France’s junior minister for veterans’ affairs has raised the idea of working on a foundation for harkis, the Algerian Muslims who fought for the French armed forces during the Algerian war of independence, and whose family members and descendants were forced to live in squalid conditions when they came to France.
Speaking on the annual day of recognition for Harkis, Patricia Mirallès said Monday that she would task the general inspectorate of the French Armed Forces with creating a plan for a foundation for the Algerian soldiers who were essentially abandoned once they were transferred to France after Algeria’s independence - often left in transit camps to live in terrible conditions.
“I decided to embrace this idea” that comes from several Harki rights advocacy groups, Mirallès said Monday at the Invalides in Paris.
“It’s a consideration that deserves to be done with nuance and in depth,” she said.
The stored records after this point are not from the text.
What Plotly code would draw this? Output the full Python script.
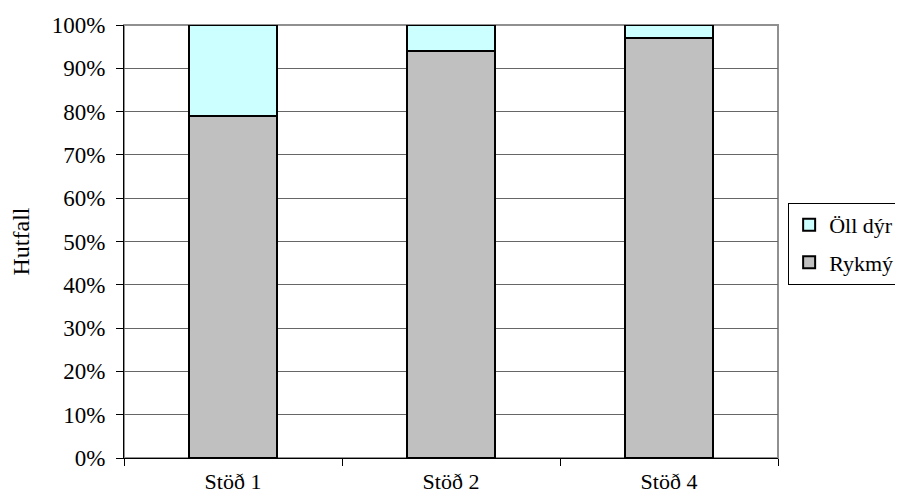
import plotly.graph_objects as go

categories = ["Stöð 1", "Stöð 2", "Stöð 4"]
rykmy = [0.79, 0.94, 0.97]
oll_dyr = [0.21, 0.06, 0.03]
y_ticks = [i / 10 for i in range(11)]
y_tick_labels = [f"{i*10}%" for i in range(11)]

FONT = "Liberation Serif"

fig = go.Figure()
fig.add_trace(go.Bar(name="Rykmý", x=categories, y=rykmy, legendgroup="rykmy", legendrank=2,
                     marker=dict(color="#C0C0C0", line=dict(color="black", width=2))))
fig.add_trace(go.Bar(name="Öll dýr", x=categories, y=oll_dyr, legendgroup="oll", legendrank=1,
                     marker=dict(color="#CCFFFF", line=dict(color="black", width=2))))

# plot area: 654 x 433 px
fig.update_layout(
    barmode="stack",
    bargap=0.596,
    width=887, height=488,
    margin=dict(l=116, r=117, t=17, b=38, autoexpand=False),
    paper_bgcolor="white", plot_bgcolor="white",
    font=dict(family=FONT, size=22, color="black"),
    legend=dict(traceorder="grouped", x=1.0155, y=0.589, xanchor="left", yanchor="top",
                bordercolor="black", borderwidth=1, font=dict(size=22),
                itemwidth=30, tracegroupgap=6),
    showlegend=True,
)
fig.update_xaxes(type="category", tickson="boundaries", ticks="outside", ticklen=7,
                 tickcolor="black", showline=True, linecolor="black", linewidth=1,
                 ticklabelstandoff=4, showgrid=False, automargin=False,
                 tickfont=dict(size=22))
fig.update_yaxes(range=[0, 1], tickvals=y_ticks, ticktext=y_tick_labels,
                 ticks="outside", ticklen=7, tickcolor="black",
                 showline=True, linecolor="black", linewidth=1,
                 showgrid=True, gridcolor="#666666", gridwidth=1,
                 ticklabelstandoff=6, automargin=False, tickfont=dict(size=23),
                 title=dict(text="Hutfall", font=dict(size=24), standoff=18),
                 zeroline=False)
fig.add_shape(type="rect", xref="paper", yref="paper", x0=0, x1=1, y0=0, y1=1,
              line=dict(color="#909090", width=2), layer="below")
fig.write_html("out.html")
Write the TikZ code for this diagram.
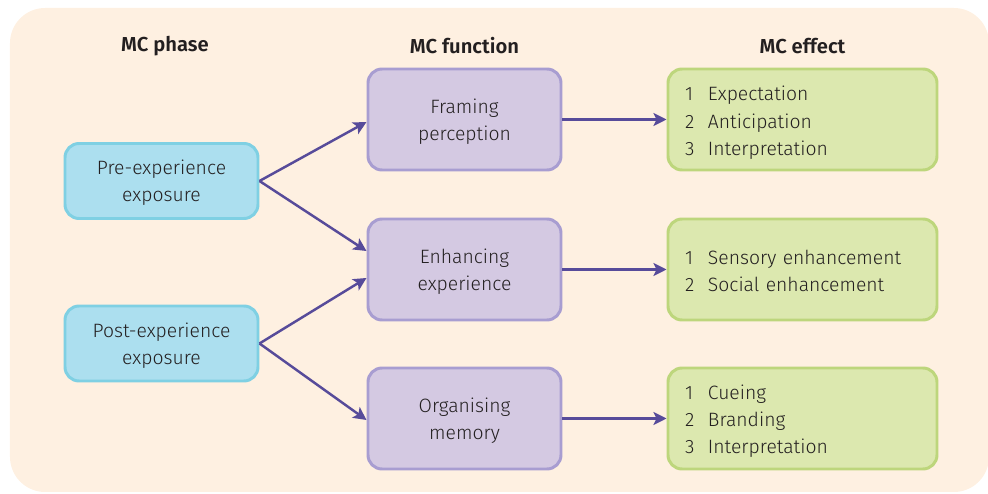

A foundation would allow for the history of the harkis, and their contribution to the French army, to be better known in France.
Associations have long pushed for recognition, and reparations, and President Emmanuel Macron, who has committed to increasing the recognition, asked for forgiveness, in the name of France, in 2021.
In 2022, a law promoting the recognition of the importance of harkis to the state came into effect, which put into place a national commission on reparations, with a 300 million euro budget.
Mirallès said more than 10,000 requests have since been granted an average of 8,500 euros each.
But some are not satisfied with the programme.
Unsatisfactory
“The reparations scheme that is proposed is not satisfactory,” Abdel Kader Mokhtari, of the National justice for harkis collective and the Rassemblement harkis organisation, told RFI.
The amount of money is not enough to compensate the suffering, he said, and it ends up just being “charity”.
Jean-Marie Bockel, president of the reparations committee, recognises the amounts of money paid out are low, but he told RFI the idea is to offer “reparations of principles”.
“What I hear – and I say it myself – is that this is irreparable,” he said, adding that this would be presented in future reports to the commission.
Harkis also deplore the stigma attached to their community, explains Djiemila Aïwaz, of a group of women descendants of harkis, the Angry women.
“Some people tell us, ‘Go home, you do not belong here’,” she told RFI. “They insult us, and the state does nothing about it. We have asked for sanctions against this,” but nothing has come of it.
Mirallès, who according to her biography on the Defense ministry website is herself the daughter of people who were repatriated from Algeria, reiterated on Monday that the state recognizes the harkis “distress and difficulties” they faced.